Une ONG a réclamé, mercredi, l'audition de Laurent Fabius dans l'enquête sur la présence du cimentier en Syrie en 2014. À l'époque ministre des Affaires étrangères, ce dernier aurait encouragé Lafarge à rester sur place malgré la présence de l'EI.
L'ONG Sherpa, partie civile dans une enquête sur les activités en Syrie du cimentier LafargeHolcim, a demandé à la justice, mercredi 11 octobre, d'entendre comme témoins l'ex-ministre français des Affaires étrangères Laurent Fabius et deux anciens ambassadeurs de France.
Le groupe franco-suisse fait l'objet depuis le 13 juin d'une information judiciaire ouverte par le parquet de Paris pour financement d'entreprise terroriste et mise en danger de la vie d'autrui.
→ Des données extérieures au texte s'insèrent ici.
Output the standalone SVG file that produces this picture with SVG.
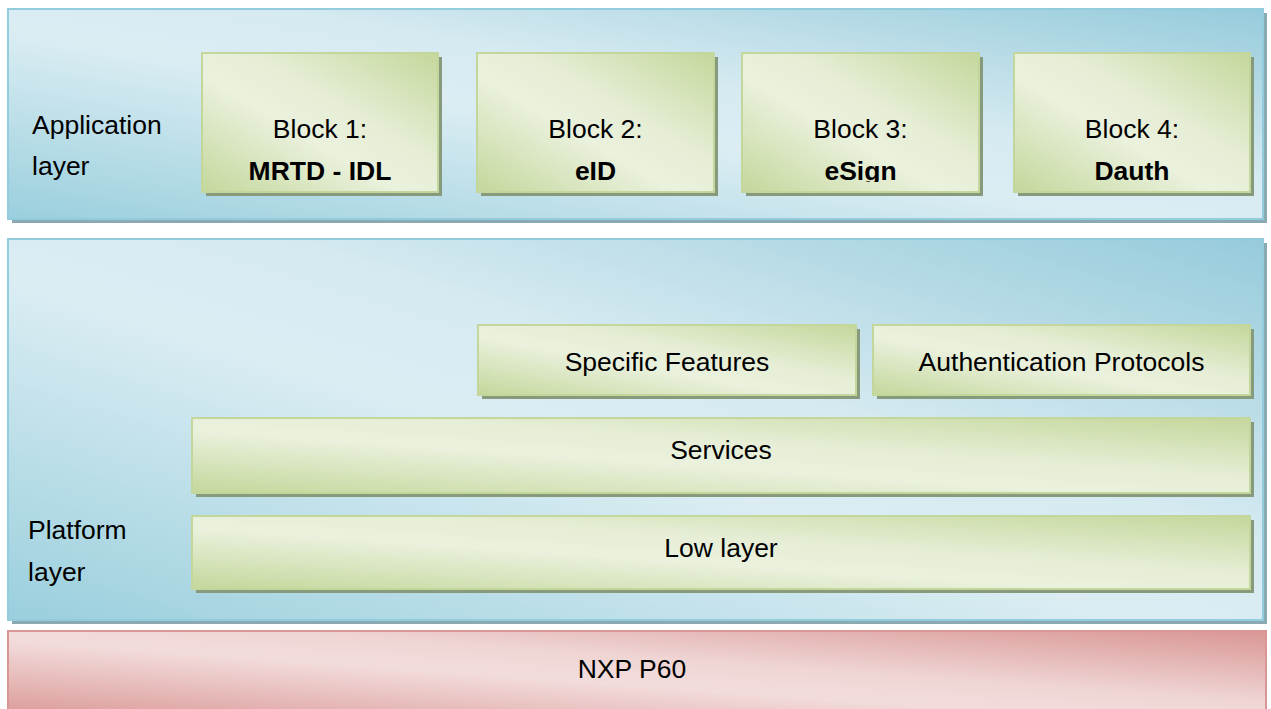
<svg xmlns="http://www.w3.org/2000/svg" width="1271" height="709" viewBox="0 0 1271 709">
  <defs>
    <linearGradient id="gBlue" x1="0" y1="1" x2="1" y2="0">
      <stop offset="0" stop-color="#9acfdd"/>
      <stop offset="0.45" stop-color="#dbedf3"/>
      <stop offset="0.6" stop-color="#d6eaf1"/>
      <stop offset="1" stop-color="#96cbdb"/>
    </linearGradient>
    <linearGradient id="gGreen" x1="0" y1="1" x2="1" y2="0">
      <stop offset="0" stop-color="#c4d79b"/>
      <stop offset="0.42" stop-color="#eaf1dd"/>
      <stop offset="0.6" stop-color="#e6eed6"/>
      <stop offset="1" stop-color="#c4d79b"/>
    </linearGradient>
    <linearGradient id="gRed" x1="0" y1="1" x2="1" y2="0">
      <stop offset="0" stop-color="#d99694"/>
      <stop offset="0.45" stop-color="#f2dcdb"/>
      <stop offset="0.6" stop-color="#efd6d5"/>
      <stop offset="1" stop-color="#d99694"/>
    </linearGradient>
    <clipPath id="clipB3"><rect x="742" y="53" width="237" height="129"/></clipPath>
  </defs>
  <style>
    .panel { fill: url(#gBlue); stroke: #93cddd; stroke-width: 2; }
    .pshadow { fill: #8aa9b3; }
    .box { fill: url(#gGreen); stroke: #c3d69b; stroke-width: 2; }
    .bshadow { fill: #879b7c; }
    .chip { fill: url(#gRed); stroke: #d99694; stroke-width: 2; }
    .t { font-family: "Liberation Sans", Arial, sans-serif; font-size: 26.5px; fill: #000; }
    .c { text-anchor: middle; }
    .b { font-weight: bold; }
  </style>

  <g id="application-layer">
    <rect class="pshadow" x="12" y="13" width="1255" height="210"/>
    <rect class="panel" x="8" y="9" width="1255" height="210"/>
    <text class="t" x="32" y="134">Application</text>
    <text class="t" x="32" y="175">layer</text>
  </g>

  <g id="block1">
    <rect class="bshadow" x="206" y="57" width="236" height="139"/>
    <rect class="box" x="202" y="53" width="236" height="139"/>
    <text class="t c" x="320" y="138">Block 1:</text>
    <text class="t c b" x="320" y="180">MRTD - IDL</text>
  </g>

  <g id="block2">
    <rect class="bshadow" x="481" y="57" width="237" height="139"/>
    <rect class="box" x="477" y="53" width="237" height="139"/>
    <text class="t c" x="595.5" y="138">Block 2:</text>
    <text class="t c b" x="595.5" y="180">eID</text>
  </g>

  <g id="block3">
    <rect class="bshadow" x="746" y="57" width="237" height="139"/>
    <rect class="box" x="742" y="53" width="237" height="139"/>
    <text class="t c" x="860.5" y="138">Block 3:</text>
    <text class="t c b" x="860.5" y="180" clip-path="url(#clipB3)">eSign</text>
  </g>

  <g id="block4">
    <rect class="bshadow" x="1018" y="57" width="236" height="139"/>
    <rect class="box" x="1014" y="53" width="236" height="139"/>
    <text class="t c" x="1132" y="138">Block 4:</text>
    <text class="t c b" x="1132" y="180">Dauth</text>
  </g>

  <g id="platform-layer">
    <rect class="pshadow" x="12" y="243" width="1255" height="381"/>
    <rect class="panel" x="8" y="239" width="1255" height="381"/>
    <text class="t" x="28" y="539">Platform</text>
    <text class="t" x="28" y="581">layer</text>
  </g>

  <g id="specific-features">
    <rect class="bshadow" x="482" y="329" width="378" height="70"/>
    <rect class="box" x="478" y="325" width="378" height="70"/>
    <text class="t c" x="667" y="371">Specific Features</text>
  </g>

  <g id="authentication-protocols">
    <rect class="bshadow" x="877" y="329" width="377" height="70"/>
    <rect class="box" x="873" y="325" width="377" height="70"/>
    <text class="t c" x="1061.5" y="371">Authentication Protocols</text>
  </g>

  <g id="services">
    <rect class="bshadow" x="196" y="422" width="1058" height="75"/>
    <rect class="box" x="192" y="418" width="1058" height="75"/>
    <text class="t c" x="721" y="459">Services</text>
  </g>

  <g id="low-layer">
    <rect class="bshadow" x="196" y="520" width="1058" height="73"/>
    <rect class="box" x="192" y="516" width="1058" height="73"/>
    <text class="t c" x="721" y="557">Low layer</text>
  </g>

  <g id="nxp-p60">
    <rect class="chip" x="8" y="631" width="1258" height="90"/>
    <text class="t c" x="632" y="678">NXP P60</text>
  </g>

  <g id="connectors"/>
</svg>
Onze personnes – dont d'anciens salariés syriens de Lafarge – et les ONG Sherpa et European Center for Constitutional and Human Rights (ECCHR) avait porté plainte avec constitution de partie civile en novembre 2016.
"Il faut aussi rechercher la responsabilité de l'État"
La filiale syrienne Lafarge Cement Syria (LCS) est notamment soupçonnée d'avoir contribué à financer l'organisation État islamique en lui versant de l'argent en 2013-2014 pour pouvoir continuer à travailler dans une région contrôlée par cette organisation.
"Il faut aussi rechercher la responsabilité de l'État si jamais l'État est aussi impliqué", a expliqué à Reuters Marie-Laure Guislain, responsable de Sherpa, qui suit ce dossier.
"C'est pourquoi il est important de demander à ces personnes si elles ont des informations intéressantes", a-t-elle ajouté.
Sherpa souhaite notamment établir si le ministère des Affaires étrangères français était au courant de ces arrangements et a encouragé Lafarge à maintenir ses activités dans la Syrie en guerre, comme l'ont laissé entendre plusieurs cadres du groupe interrogés dans une procédure parallèle.
"Tous les six mois, on allait voir le Quai d’Orsay qui nous poussait à rester. (…) Le Quai d’Orsay di[sait] qu’il fa[llait] tenir, que ça [allait] se régler", a notamment déclaré Christian Herrault, directeur général adjoint de Lafarge au moment des faits, selon une information France Info.
Travailler dans la peur
Quatre anciens salariés syriens de LCS ont jusqu'ici été entendus par un des juges chargés de l'information judiciaire.
Selon Marie-Laure Guislain, le dernier en date, entendu jeudi, a notamment raconté qu'il avait été enlevé pendant une dizaine de jours et décrit la peur dans laquelle vivaient les salariés de l'usine de Djalabiya.
Il a également raconté comment la trentaine de salariés encore sur le site avaient été livrés à eux-mêmes lors de l'attaque de l'usine par Daech en septembre 2014.
"Il n'est pas question seulement de financement du terrorisme mais aussi potentiellement de complicité de crime de guerre et de crime contre l'humanité", affirme Marie-Laure Guislain.
Sherpa souhaite que les sept autres salariés plaignants soient aussi entendus. Mais "ils n'ont pas les moyens de venir et ont des problèmes de visa", a précisé Marie-Laure Guislain, selon qui trois d'entre eux sont bloqués en Turquie.